…many peoples shall come and say:
Isaiah 2:2-5, NAB
“Come, let us climb the LORD’s mountain,
to the house of the God of Jacob,
that he may instruct us in his ways,
and we may walk in his paths.”
For from Zion shall go forth instruction,
and the word of the LORD from Jerusalem.
He shall judge between the nations,
and impose terms on many peoples.
They shall beat their swords into plowshares
and their spears into pruning hooks;
one nation shall not raise the sword against another,
nor shall they train for war again.
In the Catholic liturgical year, this Advent’s readings began with the book of Isaiah, including a phrase that is among Isaiah’s most evocative: Swords into plowshares.

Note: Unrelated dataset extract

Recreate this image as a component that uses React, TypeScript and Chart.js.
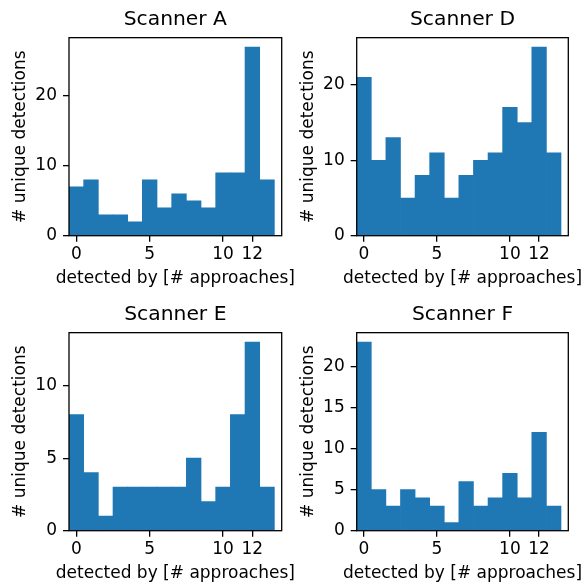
import React, { useEffect, useRef } from 'react';
import { Chart, registerables } from 'chart.js';

Chart.register(...registerables);

// ---- data ----
const binCenters = [0, 1, 2, 3, 4, 5, 6, 7, 8, 9, 10, 11, 12, 13];
const scannerA = [7, 8, 3, 3, 2, 8, 4, 6, 5, 4, 9, 9, 27, 8];
const scannerD = [21, 10, 13, 5, 8, 11, 5, 8, 10, 11, 17, 15, 25, 11];
const scannerE = [8, 4, 1, 3, 3, 3, 3, 3, 5, 2, 3, 8, 13, 3];
const scannerF = [23, 5, 3, 5, 4, 3, 1, 6, 3, 4, 7, 4, 12, 3];
const xTickValues = [0, 5, 10, 12];
const yTicksA = [0, 10, 20];
const yTicksD = [0, 10, 20];
const yTicksE = [0, 5, 10];
const yTicksF = [0, 5, 10, 15, 20];
const panelTitles = ['Scanner A', 'Scanner D', 'Scanner E', 'Scanner F'];
const xLabel = 'detected by [# approaches]';
const yLabel = '# unique detections';

const FONT = 'DejaVu Sans';
const BAR = '#1f77b4';
const LABEL_SIZE = 17;
const TITLE_SIZE = 20.3;
const TICK_LEN = 6;
const LINE_W = 1.3;
const X_TITLE_BASELINE = 283.3;

const framePlugin = {
  id: 'frame',
  afterDatasetsDraw(chart: any) {
    const { ctx, chartArea } = chart;
    ctx.save();
    ctx.strokeStyle = '#000';
    ctx.lineWidth = LINE_W;
    ctx.strokeRect(chartArea.left, chartArea.top, chartArea.right - chartArea.left, chartArea.bottom - chartArea.top);
    ctx.restore();
  },
};

// x-axis title drawn without Chart.js' maxWidth squeeze (the label is wider than the plot area)
const xTitlePlugin = {
  id: 'xTitleFree',
  afterDraw(chart: any) {
    const { ctx, chartArea } = chart;
    ctx.save();
    ctx.fillStyle = '#000';
    ctx.font = `${LABEL_SIZE}px "${FONT}"`;
    ctx.textAlign = 'center';
    ctx.textBaseline = 'alphabetic';
    ctx.fillText(xLabel, (chartArea.left + chartArea.right) / 2, X_TITLE_BASELINE);
    ctx.restore();
  },
};

type PanelProps = {
  title: string;
  values: number[];
  yTicks: number[];
  left: number;
  top: number;
  width: number;
  height: number;
  yWidth: number;
  rightPad: number;
  yTitlePadTop: number;
};

function Panel(p: PanelProps) {
  const ref = useRef<HTMLCanvasElement | null>(null);
  useEffect(() => {
    if (!ref.current) return;
    const ymax = Math.max(...p.values) * 1.05;
    const chart = new Chart(ref.current, {
      type: 'bar',
      data: {
        datasets: [
          {
            data: p.values.map((v, i) => ({ x: binCenters[i], y: v })),
            backgroundColor: BAR,
            borderWidth: 0,
            barPercentage: 1,
            categoryPercentage: 1,
          } as any,
        ],
      },
      options: {
        animation: false,
        responsive: false,
        maintainAspectRatio: false,
        layout: { padding: { left: 0, right: p.rightPad, top: 0, bottom: 0 } },
        plugins: {
          legend: { display: false },
          tooltip: { enabled: false },
          title: {
            display: true,
            text: p.title,
            fullSize: false,
            color: '#000',
            font: { family: FONT, size: TITLE_SIZE, weight: 'normal', lineHeight: 1.2 },
            padding: { top: 8, bottom: 5.3 },
          },
        },
        scales: {
          x: {
            type: 'linear',
            min: -0.5,
            max: 14,
            offset: false,
            afterBuildTicks: (s: any) => {
              s.ticks = xTickValues.map((v) => ({ value: v }));
            },
            afterFit: (s: any) => {
              s.height = p.height - 235.7;
            },
            grid: { display: true, offset: false, drawOnChartArea: false, drawTicks: true, tickLength: TICK_LEN, color: '#000', lineWidth: LINE_W },
            border: { display: false },
            ticks: {
              color: '#000',
              font: { family: FONT, size: LABEL_SIZE, lineHeight: 1.2 },
              padding: 2.2,
              autoSkip: false,
              maxRotation: 0,
              callback: (v: any) => String(v),
            },
            title: { display: false },
          },
          y: {
            type: 'linear',
            min: 0,
            max: ymax,
            afterBuildTicks: (s: any) => {
              s.ticks = p.yTicks.map((v) => ({ value: v }));
            },
            afterFit: (s: any) => {
              s.width = p.yWidth;
            },
            grid: { display: true, drawOnChartArea: false, drawTicks: true, tickLength: TICK_LEN, color: '#000', lineWidth: LINE_W },
            border: { display: false },
            ticks: {
              color: '#000',
              font: { family: FONT, size: LABEL_SIZE, lineHeight: 1.2 },
              padding: 6,
              autoSkip: false,
              callback: (v: any) => String(v),
            },
            title: {
              display: true,
              text: yLabel,
              color: '#000',
              font: { family: FONT, size: LABEL_SIZE, lineHeight: 1.2 },
              padding: { top: p.yTitlePadTop, bottom: 0 },
            },
          },
        },
      } as any,
      plugins: [framePlugin, xTitlePlugin],
    });
    return () => chart.destroy();
  }, []);
  return (
    <canvas
      ref={ref}
      width={p.width}
      height={p.height}
      style={{ position: 'absolute', left: p.left, top: p.top, width: p.width, height: p.height }}
    />
  );
}

export default function App() {
  const cols = [
    { left: 0, width: 296, yWidth: 69, rightPad: 296 - 281.7, yTitlePadTop: 9.9 },
    { left: 287, width: 295, yWidth: 69.7, rightPad: 295 - (568.3 - 287), yTitlePadTop: 10.9 },
  ];
  const rows = [
    { top: 0, height: 290 },
    { top: 295, height: 288 },
  ];
  const panels = [
    { values: scannerA, yTicks: yTicksA },
    { values: scannerD, yTicks: yTicksD },
    { values: scannerE, yTicks: yTicksE },
    { values: scannerF, yTicks: yTicksF },
  ];
  return (
    <div style={{ position: 'fixed', left: 0, top: 0, width: 582, height: 583, background: '#fff', overflow: 'hidden' }}>
      {panels.map((pn, i) => {
        const c = cols[i % 2];
        const r = rows[Math.floor(i / 2)];
        return (
          <Panel
            key={i}
            title={panelTitles[i]}
            values={pn.values}
            yTicks={pn.yTicks}
            left={c.left}
            top={r.top}
            width={c.width}
            height={r.height}
            yWidth={c.yWidth}
            rightPad={c.rightPad}
            yTitlePadTop={c.yTitlePadTop}
          />
        );
      })}
    </div>
  );
}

The first time I heard those words, I was a child in school, and I read them in an account of a speech by Martin Luther King, Jr. – a speech now known as “I have a dream.” To me, Dr. King’s call to nonviolence practically set to music the words from the book of Isaiah. The message seemed clear to me: beat our swords into plowshares, and peace will follow.
Still later, reading and hearing the whole of the book of Isaiah, I came to realize that my childhood impression of swords-into-plowshares was upside down. Beating swords into plowshares isn’t a first step. It’s a consequence that can only follow from “[C]limbing the Lord’s mountain…[that] we may walk in his paths.”
Sometimes I think pounding away at the swords would be easier. And just in time, Advent is here to nudge me away from that idea, to turn my impressions upside down, and to point me to that mountain I’m supposed to climb.